## [AIM]
Can you output, word for word, the lines between the one holding "Generate a standalone" and the one holding "Result - Revenue</text>", inclusive, leaving out any pictures?

## [DATA SHOWN]
———

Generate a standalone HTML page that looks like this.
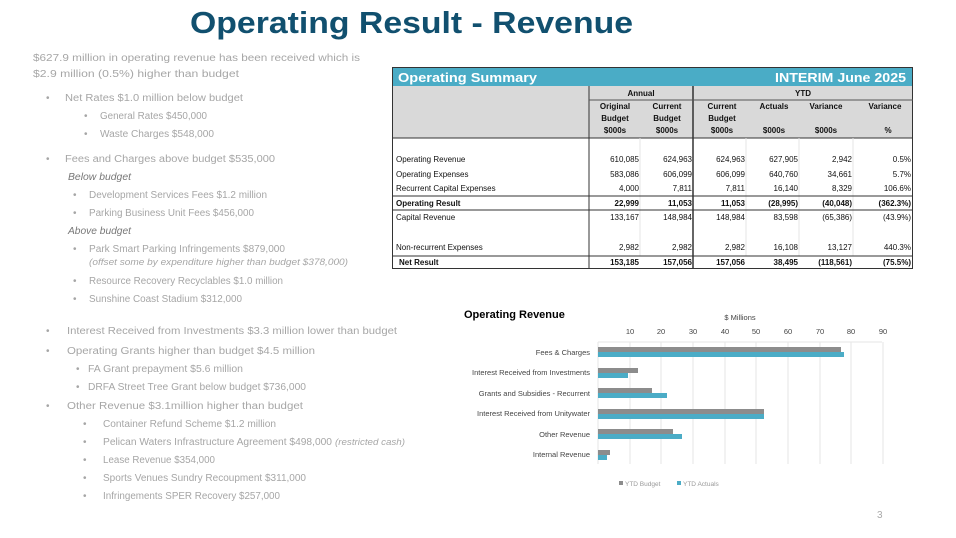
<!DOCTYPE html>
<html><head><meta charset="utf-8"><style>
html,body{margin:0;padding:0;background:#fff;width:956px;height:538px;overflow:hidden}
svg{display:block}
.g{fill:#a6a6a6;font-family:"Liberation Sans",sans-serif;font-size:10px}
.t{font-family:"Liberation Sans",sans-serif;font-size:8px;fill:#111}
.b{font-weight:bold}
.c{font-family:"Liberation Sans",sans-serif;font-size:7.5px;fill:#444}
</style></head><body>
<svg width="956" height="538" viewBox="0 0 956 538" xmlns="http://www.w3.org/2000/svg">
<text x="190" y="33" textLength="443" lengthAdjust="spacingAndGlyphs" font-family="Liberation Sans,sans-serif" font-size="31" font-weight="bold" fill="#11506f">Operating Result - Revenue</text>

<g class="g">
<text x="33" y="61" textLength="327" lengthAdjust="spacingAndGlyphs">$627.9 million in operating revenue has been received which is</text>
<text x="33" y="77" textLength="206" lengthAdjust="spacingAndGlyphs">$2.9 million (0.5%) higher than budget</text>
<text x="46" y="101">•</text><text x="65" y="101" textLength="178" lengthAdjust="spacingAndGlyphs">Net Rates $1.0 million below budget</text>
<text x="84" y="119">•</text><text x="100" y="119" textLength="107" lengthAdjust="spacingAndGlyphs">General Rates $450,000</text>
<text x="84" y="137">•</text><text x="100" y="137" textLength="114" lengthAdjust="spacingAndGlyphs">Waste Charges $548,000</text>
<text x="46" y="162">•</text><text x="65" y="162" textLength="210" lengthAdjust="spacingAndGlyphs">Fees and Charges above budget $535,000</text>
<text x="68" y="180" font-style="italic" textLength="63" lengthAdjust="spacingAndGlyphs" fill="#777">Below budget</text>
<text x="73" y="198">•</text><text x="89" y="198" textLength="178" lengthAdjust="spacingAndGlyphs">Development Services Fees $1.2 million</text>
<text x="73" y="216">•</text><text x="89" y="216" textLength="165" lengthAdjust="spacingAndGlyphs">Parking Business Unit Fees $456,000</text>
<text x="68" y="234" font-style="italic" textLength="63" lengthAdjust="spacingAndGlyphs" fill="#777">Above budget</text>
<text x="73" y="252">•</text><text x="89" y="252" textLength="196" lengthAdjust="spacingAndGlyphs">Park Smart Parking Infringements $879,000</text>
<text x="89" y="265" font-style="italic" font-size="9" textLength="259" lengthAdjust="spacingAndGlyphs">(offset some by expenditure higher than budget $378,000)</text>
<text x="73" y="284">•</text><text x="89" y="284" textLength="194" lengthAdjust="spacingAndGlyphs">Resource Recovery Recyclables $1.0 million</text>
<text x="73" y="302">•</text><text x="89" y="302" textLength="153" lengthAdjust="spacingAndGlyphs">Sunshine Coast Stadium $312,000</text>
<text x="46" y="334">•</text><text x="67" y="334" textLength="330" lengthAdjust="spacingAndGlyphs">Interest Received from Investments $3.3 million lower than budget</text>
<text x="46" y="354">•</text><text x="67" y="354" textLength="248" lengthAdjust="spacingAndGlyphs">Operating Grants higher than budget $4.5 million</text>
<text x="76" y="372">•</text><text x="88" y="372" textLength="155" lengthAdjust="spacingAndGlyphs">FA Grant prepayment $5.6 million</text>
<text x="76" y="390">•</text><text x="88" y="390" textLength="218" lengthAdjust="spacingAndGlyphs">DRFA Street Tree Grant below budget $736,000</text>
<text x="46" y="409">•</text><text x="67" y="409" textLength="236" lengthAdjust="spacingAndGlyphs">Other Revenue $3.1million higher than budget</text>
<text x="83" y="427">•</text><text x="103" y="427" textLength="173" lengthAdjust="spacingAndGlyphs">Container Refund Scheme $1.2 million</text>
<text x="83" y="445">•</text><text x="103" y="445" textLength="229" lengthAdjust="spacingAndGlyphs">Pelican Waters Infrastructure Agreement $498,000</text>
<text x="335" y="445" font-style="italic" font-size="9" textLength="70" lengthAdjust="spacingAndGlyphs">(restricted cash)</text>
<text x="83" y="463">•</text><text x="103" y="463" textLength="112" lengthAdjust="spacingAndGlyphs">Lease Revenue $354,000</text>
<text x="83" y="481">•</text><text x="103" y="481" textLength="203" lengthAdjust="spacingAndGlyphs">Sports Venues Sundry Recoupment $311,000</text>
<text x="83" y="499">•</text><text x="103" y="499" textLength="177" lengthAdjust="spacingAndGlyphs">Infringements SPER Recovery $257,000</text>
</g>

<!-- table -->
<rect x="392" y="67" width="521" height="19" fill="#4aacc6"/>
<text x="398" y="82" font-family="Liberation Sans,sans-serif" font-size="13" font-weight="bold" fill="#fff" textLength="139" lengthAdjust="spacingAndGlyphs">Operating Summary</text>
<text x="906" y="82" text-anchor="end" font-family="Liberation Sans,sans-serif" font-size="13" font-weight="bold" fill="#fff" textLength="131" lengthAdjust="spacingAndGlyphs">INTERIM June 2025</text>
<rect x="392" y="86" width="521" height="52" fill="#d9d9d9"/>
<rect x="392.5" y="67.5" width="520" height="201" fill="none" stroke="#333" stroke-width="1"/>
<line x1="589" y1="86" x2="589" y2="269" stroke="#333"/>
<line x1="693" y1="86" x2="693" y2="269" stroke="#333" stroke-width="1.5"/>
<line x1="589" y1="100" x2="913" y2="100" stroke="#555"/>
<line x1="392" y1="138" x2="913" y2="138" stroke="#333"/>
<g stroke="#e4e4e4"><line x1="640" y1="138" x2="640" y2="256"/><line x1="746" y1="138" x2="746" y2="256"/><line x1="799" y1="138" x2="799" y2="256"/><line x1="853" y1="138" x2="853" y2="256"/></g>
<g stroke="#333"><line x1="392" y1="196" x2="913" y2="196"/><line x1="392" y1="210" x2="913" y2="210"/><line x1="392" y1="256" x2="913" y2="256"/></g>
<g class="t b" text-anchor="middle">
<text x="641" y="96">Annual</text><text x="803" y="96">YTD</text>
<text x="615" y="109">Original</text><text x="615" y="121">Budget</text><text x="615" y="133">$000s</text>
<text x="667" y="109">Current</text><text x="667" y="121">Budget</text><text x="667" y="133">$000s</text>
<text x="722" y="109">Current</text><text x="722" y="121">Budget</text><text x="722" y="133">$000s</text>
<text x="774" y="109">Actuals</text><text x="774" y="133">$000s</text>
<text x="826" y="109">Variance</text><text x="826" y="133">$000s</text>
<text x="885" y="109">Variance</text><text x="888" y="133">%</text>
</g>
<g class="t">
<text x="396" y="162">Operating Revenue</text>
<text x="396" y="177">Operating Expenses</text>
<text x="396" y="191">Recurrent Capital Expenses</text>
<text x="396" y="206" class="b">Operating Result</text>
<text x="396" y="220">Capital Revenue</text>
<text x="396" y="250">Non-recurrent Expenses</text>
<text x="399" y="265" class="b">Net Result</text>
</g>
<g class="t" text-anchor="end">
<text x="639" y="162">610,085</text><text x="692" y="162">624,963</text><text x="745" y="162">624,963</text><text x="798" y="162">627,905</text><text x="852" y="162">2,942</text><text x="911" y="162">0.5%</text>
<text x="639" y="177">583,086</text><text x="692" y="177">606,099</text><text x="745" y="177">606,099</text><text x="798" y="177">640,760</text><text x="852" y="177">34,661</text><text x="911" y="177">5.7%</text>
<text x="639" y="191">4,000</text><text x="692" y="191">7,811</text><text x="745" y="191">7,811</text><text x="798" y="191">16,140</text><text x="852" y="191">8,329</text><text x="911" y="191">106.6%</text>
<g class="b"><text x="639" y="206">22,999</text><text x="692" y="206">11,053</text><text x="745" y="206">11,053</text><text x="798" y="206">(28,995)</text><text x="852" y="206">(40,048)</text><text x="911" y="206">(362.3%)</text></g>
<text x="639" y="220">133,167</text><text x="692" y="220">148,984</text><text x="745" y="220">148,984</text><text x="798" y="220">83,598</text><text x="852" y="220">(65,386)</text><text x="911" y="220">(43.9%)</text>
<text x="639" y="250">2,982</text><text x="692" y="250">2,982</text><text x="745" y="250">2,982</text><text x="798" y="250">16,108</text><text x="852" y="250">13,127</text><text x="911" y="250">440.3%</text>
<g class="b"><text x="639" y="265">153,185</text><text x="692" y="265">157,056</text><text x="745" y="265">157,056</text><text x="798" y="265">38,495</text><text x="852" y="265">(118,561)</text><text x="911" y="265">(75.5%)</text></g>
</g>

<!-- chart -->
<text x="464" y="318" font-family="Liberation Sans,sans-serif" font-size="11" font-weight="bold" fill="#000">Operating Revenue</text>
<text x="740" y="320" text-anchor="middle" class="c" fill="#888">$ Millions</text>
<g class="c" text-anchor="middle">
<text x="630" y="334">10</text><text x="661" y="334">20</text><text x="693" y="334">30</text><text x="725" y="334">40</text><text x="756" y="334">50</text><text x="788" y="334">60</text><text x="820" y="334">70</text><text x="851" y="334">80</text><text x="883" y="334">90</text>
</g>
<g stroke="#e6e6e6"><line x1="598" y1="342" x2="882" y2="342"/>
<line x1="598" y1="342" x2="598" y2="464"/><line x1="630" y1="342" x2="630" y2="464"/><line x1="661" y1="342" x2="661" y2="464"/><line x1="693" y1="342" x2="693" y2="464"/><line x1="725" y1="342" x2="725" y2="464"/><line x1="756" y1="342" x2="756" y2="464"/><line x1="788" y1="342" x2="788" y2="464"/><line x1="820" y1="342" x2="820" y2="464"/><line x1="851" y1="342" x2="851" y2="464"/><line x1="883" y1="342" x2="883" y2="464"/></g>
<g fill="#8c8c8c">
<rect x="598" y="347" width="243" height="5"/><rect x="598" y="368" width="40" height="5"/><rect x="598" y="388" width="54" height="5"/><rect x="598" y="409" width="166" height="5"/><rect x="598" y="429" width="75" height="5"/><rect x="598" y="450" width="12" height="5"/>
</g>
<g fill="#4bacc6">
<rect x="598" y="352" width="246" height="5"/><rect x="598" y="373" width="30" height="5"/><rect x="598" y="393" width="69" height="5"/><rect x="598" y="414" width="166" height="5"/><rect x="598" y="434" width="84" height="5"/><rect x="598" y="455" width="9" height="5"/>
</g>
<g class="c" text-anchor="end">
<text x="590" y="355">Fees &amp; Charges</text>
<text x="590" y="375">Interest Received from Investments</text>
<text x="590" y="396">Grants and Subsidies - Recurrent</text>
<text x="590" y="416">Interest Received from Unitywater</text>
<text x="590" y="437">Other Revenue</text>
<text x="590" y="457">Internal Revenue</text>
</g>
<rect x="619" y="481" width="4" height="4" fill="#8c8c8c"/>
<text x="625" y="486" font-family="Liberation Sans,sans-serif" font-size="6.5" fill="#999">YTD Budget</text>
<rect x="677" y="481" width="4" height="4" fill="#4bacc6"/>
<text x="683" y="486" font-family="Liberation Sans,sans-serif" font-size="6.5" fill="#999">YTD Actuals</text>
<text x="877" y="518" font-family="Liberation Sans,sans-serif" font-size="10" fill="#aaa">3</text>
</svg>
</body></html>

———

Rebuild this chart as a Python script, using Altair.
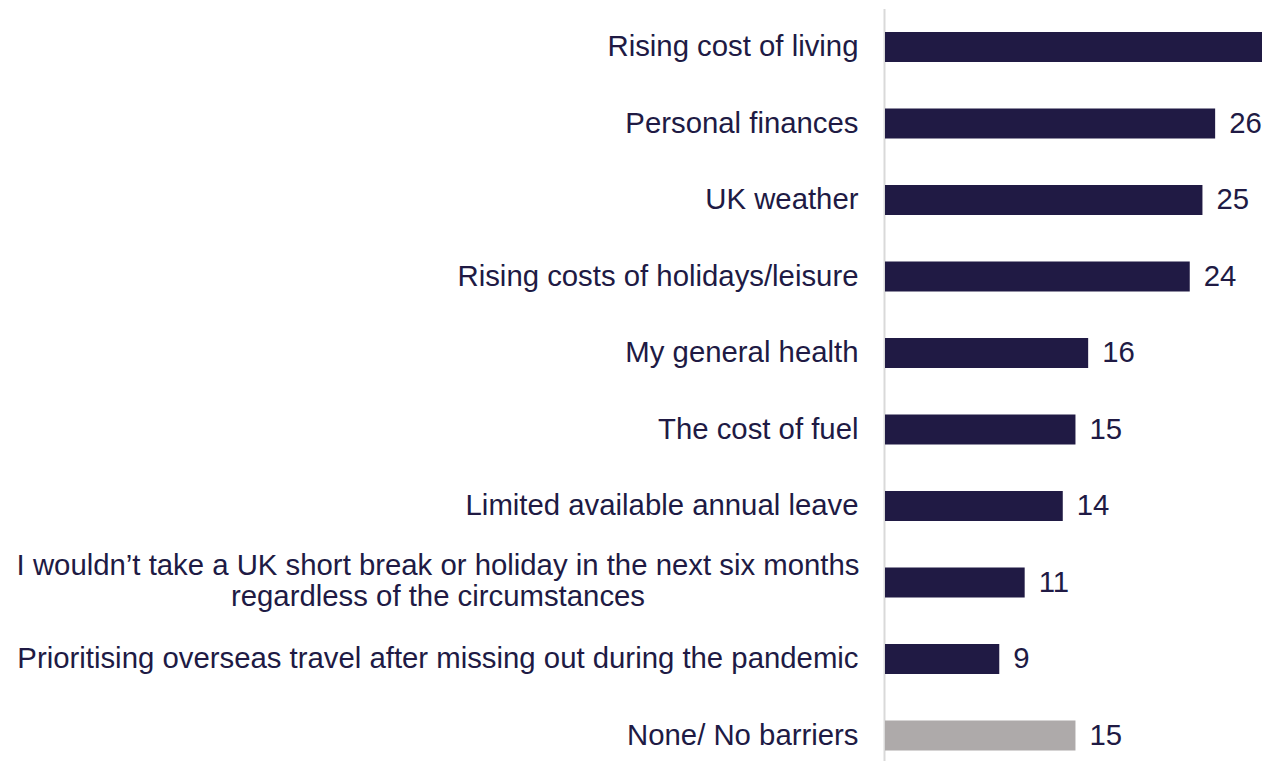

———

## [EXPECTED OUTPUT]
Generate a standalone HTML page that looks like this.
<!DOCTYPE html>
<html><head><meta charset="utf-8"><style>
html,body{margin:0;padding:0;background:#fff;width:956px;height:538px;overflow:hidden}
svg{display:block}
.g{fill:#a6a6a6;font-family:"Liberation Sans",sans-serif;font-size:10px}
.t{font-family:"Liberation Sans",sans-serif;font-size:8px;fill:#111}
.b{font-weight:bold}
.c{font-family:"Liberation Sans",sans-serif;font-size:7.5px;fill:#444}
</style></head><body>
<svg width="956" height="538" viewBox="0 0 956 538" xmlns="http://www.w3.org/2000/svg">
<text x="190" y="33" textLength="443" lengthAdjust="spacingAndGlyphs" font-family="Liberation Sans,sans-serif" font-size="31" font-weight="bold" fill="#11506f">Operating Result - Revenue</text>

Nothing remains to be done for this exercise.